*AIM OF THE TASK*
Extract only the first line of the listing and every line after it up to and including the one with "import numpy as np". Omit the pictures.

*AVAILABLE DATA*
● ● ● ● ● ● ●

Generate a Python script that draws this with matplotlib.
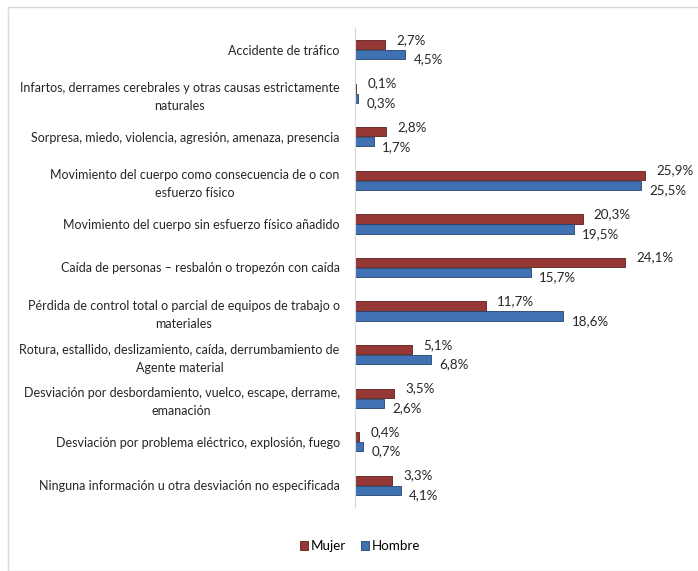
import matplotlib
matplotlib.use("Agg")
import matplotlib.pyplot as plt
from matplotlib.patches import Rectangle
import numpy as np

categories = [
    "Accidente de tráfico",
    "Infartos, derrames cerebrales y otras causas estrictamente\nnaturales",
    "Sorpresa, miedo, violencia, agresión, amenaza, presencia",
    "Movimiento del cuerpo como consecuencia de o con\nesfuerzo físico",
    "Movimiento del cuerpo sin esfuerzo físico añadido",
    "Caída de personas – resbalón o tropezón con caída",
    "Pérdida de control total o parcial de equipos de trabajo o\nmateriales",
    "Rotura, estallido, deslizamiento, caída, derrumbamiento de\nAgente material",
    "Desviación por desbordamiento, vuelco, escape, derrame,\nemanación",
    "Desviación por problema eléctrico, explosión, fuego",
    "Ninguna información u otra desviación no especificada",
]
mujer = [2.7, 0.1, 2.8, 25.9, 20.3, 24.1, 11.7, 5.1, 3.5, 0.4, 3.3]
hombre = [4.5, 0.3, 1.7, 25.5, 19.5, 15.7, 18.6, 6.8, 2.6, 0.7, 4.1]
series_names = ["Mujer", "Hombre"]

plt.rcParams["font.family"] = ["Lato", "DejaVu Sans"]

fig = plt.figure(figsize=(6.98, 5.71), dpi=100)
fig.patches.append(Rectangle((8/698, 0), 1, 1 - 7/571, transform=fig.transFigure,
                             fill=False, edgecolor="#d9d9d9", linewidth=1.0))
ax = fig.add_axes([355/698, 1 - 507/571, 325/698, (507 - 28)/571])

y = np.arange(len(categories))
h = 0.21
off = 0.115
c_m = "#953735"
c_h = "#3f71b3"
ax.barh(y - off, mujer, height=h, color=c_m, edgecolor="#5a1f1e", linewidth=0.6, label=series_names[0])
ax.barh(y + off, hombre, height=h, color=c_h, edgecolor="#23416a", linewidth=0.6, label=series_names[1])

for i in range(len(categories)):
    ax.annotate(f"{mujer[i]:.1f}%".replace(".", ","), (mujer[i], y[i] - off),
                xytext=(8, 3.5), textcoords="offset points", ha="left", va="center",
                fontsize=9.6, color="#262626")
    ax.annotate(f"{hombre[i]:.1f}%".replace(".", ","), (hombre[i], y[i] + off),
                xytext=(6, -3.5), textcoords="offset points", ha="left", va="center",
                fontsize=9.6, color="#262626")

ax.set_xlim(0, 29)
ax.set_ylim(len(categories) - 0.5, -0.5)
ax.set_yticks(y)
ax.set_yticklabels(categories, fontsize=9.0, color="#262626", multialignment="center",
                   linespacing=1.6)
ax.tick_params(axis="y", length=0, pad=11)
ax.set_xticks([])
for s in ["top", "right", "bottom"]:
    ax.spines[s].set_visible(False)
ax.spines["left"].set_color("#d9d9d9")

leg = fig.legend(loc="center", bbox_to_anchor=(360/698, 1 - 546/571), ncol=2, frameon=False,
                 fontsize=9.6, handlelength=0.6, handleheight=0.6, handletextpad=0.2, columnspacing=1.1)

fig.savefig("out.png", dpi=100)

● ● ● ● ● ● ●

*FULL RESPONSE*
Generate a Python script that draws this with matplotlib.
import matplotlib
matplotlib.use("Agg")
import matplotlib.pyplot as plt
from matplotlib.patches import Rectangle
import numpy as np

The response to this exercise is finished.